Hyde Flippo’s book The German Way says the autobahn "has taken on an almost legendary mystique." I know it was a thrill for me to first encounter its smooth surfaces and absence of speed limits in the 1980s (and in a fast Mercedes no less).

Germany’s Avus highway in Berlin, finished in 1921, was a precursor of the autobahn (as was the autostrada built by Benito Mussolini, and opened in 1924). But much of what is now 6,800 miles of limited-access roadway was constructed while Hitler was in power. Some 1,200 miles were added in 1938 alone.

The German fuehrer imagined construction of "the greatest network of roads in the world," with the added benefit of giving work to the armies of unemployed. In a grim irony, however, it was Russian prisoners of war who did much of the actual work, and because Hitler’s tanks and trucks were hard on road surfaces, most of their travel was by rail.

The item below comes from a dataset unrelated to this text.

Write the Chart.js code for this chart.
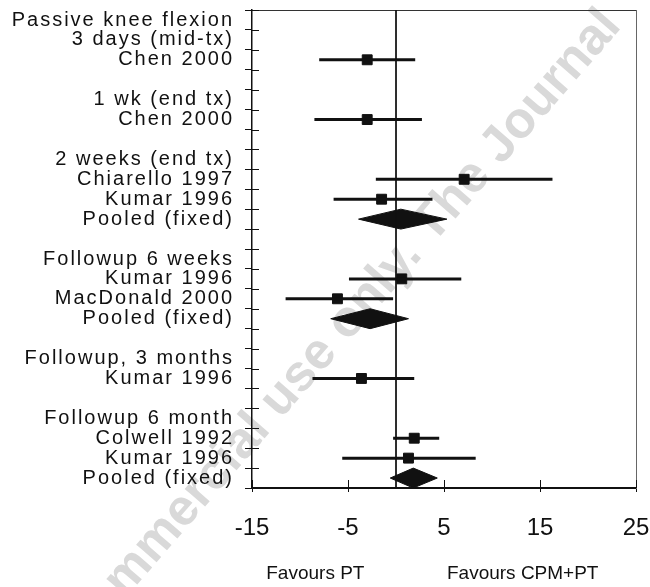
<!DOCTYPE html>
<html>
<head>
<meta charset="utf-8">
<script src="https://cdn.jsdelivr.net/npm/chart.js@4.4.1/dist/chart.umd.min.js"></script>
<style>
  html, body { margin: 0; padding: 0; background: #fff; }
  canvas { display: block; }
</style>
</head>
<body>
<canvas id="forest" width="650" height="587"></canvas>
<script>
"use strict";

// one entry per row of the plot, top to bottom ("" = spacer row)
const rowLabels = [
  "Passive knee flexion", "3 days (mid-tx)", "Chen 2000", "",
  "1 wk (end tx)", "Chen 2000", "",
  "2 weeks (end tx)", "Chiarello 1997", "Kumar 1996", "Pooled (fixed)", "",
  "Followup 6 weeks", "Kumar 1996", "MacDonald 2000", "Pooled (fixed)", "",
  "Followup, 3 months", "Kumar 1996", "",
  "Followup 6 month", "Colwell 1992", "Kumar 1996", "Pooled (fixed)"
];

// single studies: row number (1-based), mean difference and 95% CI
const studyRows = [3, 6, 9, 10, 14, 15, 19, 22, 23];
const studyMeans = [-3.0, -3.0, 7.1, -1.5, 0.6, -6.1, -3.6, 1.9, 1.3];
const studyLower = [-8.0, -8.5, -2.1, -6.5, -4.9, -11.5, -8.7, -0.3, -5.6];
const studyUpper = [2.0, 2.7, 16.3, 3.8, 6.8, -0.3, 1.9, 4.5, 8.3];

// pooled (fixed effect) estimates
const pooledRows = [11, 16, 24];
const pooledMeans = [0.5, -2.7, 1.8];
const pooledLower = [-3.9, -6.8, -0.6];
const pooledUpper = [5.3, 1.3, 4.3];

const xTicks = [-15, -5, 5, 15, 25];
const favoursLabels = ["Favours PT", "Favours CPM+PT"];
const watermarkHidden = "co";
const watermarkText = "mmercial use only. The Journal";

const FONT = "'Liberation Sans', Arial, Helvetica, sans-serif";
const INK = "#111";
const DIAMOND_HALF = 0.5;
const FAVOURS_AT = [-8.4, 13.2];

Chart.defaults.font.family = FONT;
Chart.defaults.color = INK;

const rowBounds = [];
for (let k = 0; k <= rowLabels.length; k++) {
  rowBounds.push(k + 0.5);
}

const datasets = [];

// line of no effect
datasets.push({
  data: [{ x: 0, y: rowBounds[0] }, { x: 0, y: rowBounds[rowBounds.length - 1] }],
  borderColor: INK,
  borderWidth: 1,
  pointRadius: 0,
});

// confidence intervals
studyRows.forEach((row, i) => {
  datasets.push({
    data: [{ x: studyLower[i], y: row }, { x: studyUpper[i], y: row }],
    borderColor: INK,
    borderWidth: 3,
    borderCapStyle: "butt",
    pointRadius: 0,
  });
});

// pooled diamonds
pooledRows.forEach((row, i) => {
  datasets.push({
    data: [
      { x: pooledLower[i], y: row },
      { x: pooledMeans[i], y: row - DIAMOND_HALF },
      { x: pooledUpper[i], y: row },
      { x: pooledMeans[i], y: row + DIAMOND_HALF },
      { x: pooledLower[i], y: row },
    ],
    borderColor: INK,
    backgroundColor: INK,
    borderWidth: 1,
    fill: "shape",
    tension: 0,
    pointRadius: 0,
  });
});

// study squares
datasets.push({
  data: studyRows.map((row, i) => ({ x: studyMeans[i], y: row })),
  showLine: false,
  pointStyle: "rect",
  pointRadius: 7,
  backgroundColor: INK,
  borderColor: INK,
  borderWidth: 1,
});

// scales should not push the plot area around
function noScalePadding(scale) {
  scale.paddingTop = 0;
  scale.paddingBottom = 0;
  scale.paddingLeft = 0;
  scale.paddingRight = 0;
}

const extras = {
  id: "extras",
  beforeDraw(chart) {
    const ctx = chart.ctx;
    // faint watermark behind everything
    ctx.save();
    ctx.fillStyle = "#d9d9d9";
    ctx.font = `bold 51px ${FONT}`;
    ctx.translate(114, 590);
    ctx.rotate((-49 * Math.PI) / 180);
    ctx.textAlign = "left";
    ctx.textBaseline = "middle";
    const hiddenW = ctx.measureText(watermarkHidden).width;
    ctx.fillText(watermarkHidden + watermarkText, -hiddenW, 0);
    ctx.restore();

    // the row labels are letter spaced
    const yScale = chart.scales.y;
    if (!yScale._spaced) {
      const orig = yScale.drawLabels;
      yScale.drawLabels = function (area) {
        ctx.save();
        ctx.letterSpacing = "2px";
        orig.call(this, area);
        ctx.restore();
      };
      yScale._spaced = true;
    }
  },
  afterDraw(chart) {
    const ctx = chart.ctx;
    const { left, bottom } = chart.chartArea;
    const xScale = chart.scales.x;
    const yScale = chart.scales.y;

    // inner halves of the tick marks
    ctx.save();
    ctx.strokeStyle = INK;
    ctx.lineWidth = 1;
    ctx.beginPath();
    yScale.ticks.forEach((t) => {
      const py = Math.round(yScale.getPixelForValue(t.value)) + 0.5;
      ctx.moveTo(left, py);
      ctx.lineTo(left + 7, py);
    });
    xScale.ticks.forEach((t) => {
      const px = Math.round(xScale.getPixelForValue(t.value)) + 0.5;
      ctx.moveTo(px, bottom);
      ctx.lineTo(px, bottom - 8);
    });
    ctx.stroke();

    // favours captions under the axis
    ctx.fillStyle = INK;
    ctx.font = `19px ${FONT}`;
    ctx.textAlign = "center";
    ctx.textBaseline = "middle";
    favoursLabels.forEach((txt, i) => {
      ctx.fillText(txt, xScale.getPixelForValue(FAVOURS_AT[i]), 574);
    });
    ctx.restore();
  },
};

new Chart(document.getElementById("forest"), {
  type: "line",
  data: { datasets: datasets },
  options: {
    responsive: false,
    animation: false,
    events: [],
    layout: { padding: { top: 10, right: 14, left: 0, bottom: 0 } },
    plugins: { legend: { display: false }, tooltip: { enabled: false } },
    scales: {
      x: {
        type: "linear",
        min: -15,
        max: 25,
        afterBuildTicks: (scale) => {
          scale.ticks = xTicks.map((v) => ({ value: v }));
        },
        afterFit: (scale) => {
          scale.height = 99;
          noScalePadding(scale);
        },
        ticks: { padding: 22, font: { size: 24 }, maxRotation: 0 },
        grid: { drawOnChartArea: false, tickLength: 4, color: INK },
        border: { color: INK, width: 2 },
      },
      y: {
        type: "linear",
        reverse: true,
        min: rowBounds[0],
        max: rowBounds[rowBounds.length - 1],
        afterBuildTicks: (scale) => {
          scale.ticks = rowBounds.map((v) => ({ value: v }));
        },
        afterFit: (scale) => {
          scale.width = 252;
          noScalePadding(scale);
        },
        ticks: {
          autoSkip: false,
          labelOffset: 10,
          padding: 11,
          font: { size: 20, lineHeight: 1 },
          callback: (v, i) => rowLabels[i] || "",
        },
        grid: { drawOnChartArea: false, tickLength: 7, color: INK },
        border: { color: INK, width: 1.5 },
      },
      xTop: {
        type: "linear",
        position: "top",
        min: -15,
        max: 25,
        afterFit: (scale) => {
          scale.height = 0;
          noScalePadding(scale);
        },
        ticks: { display: false },
        grid: { drawOnChartArea: false, drawTicks: false },
        border: { color: "#333", width: 1 },
      },
      yRight: {
        type: "linear",
        position: "right",
        min: 0,
        max: 1,
        afterFit: (scale) => {
          scale.width = 0;
          noScalePadding(scale);
        },
        ticks: { display: false },
        grid: { drawOnChartArea: false, drawTicks: false },
        border: { color: "#666", width: 1 },
      },
    },
  },
  plugins: [extras],
});
</script>
</body>
</html>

The autobahn has gentle curves, long acceleration lanes and few steep grades. "Virtually all the world’s serious drivers have heard of it and longed to take their shot at it," says one history. It’s disappointing, then, to discover that some sections of the autobahn do have speed limits. The overall recommended limit is 81 mph, but some sections with heavy traffic or dangerous curves are posted at 50 to 75 mph.

I’ve driven faster on the autobahn than anywhere else, attaining and holding 100 mph for hours on end. German cars are made for conditions like this; they’re at their best on long cruises, where their superior road-holding and stiff suspensions come into their own.

I was reminded of this driving the $46,000 2004 Audi S4 Avant wagon. The car offers a six-speed transmission, 340 horsepower V-8 engine, all-wheel drive and stability control. It represents everything we know about how to make high-speed sports sedans. It offers a pinnacle of driver control. And here I am puttering it along at 20 mph in gridlock! Give me just an hour with it on the autobahn!

Sadly, the traffic jams that plague I-95 are now a fact of life on the autobahn, too. Maybe I should stick to listening to that old Kraftwerk album. Incidentally, their latest disc has nothing to do with driving; it’s about the Tour de France bicycle race.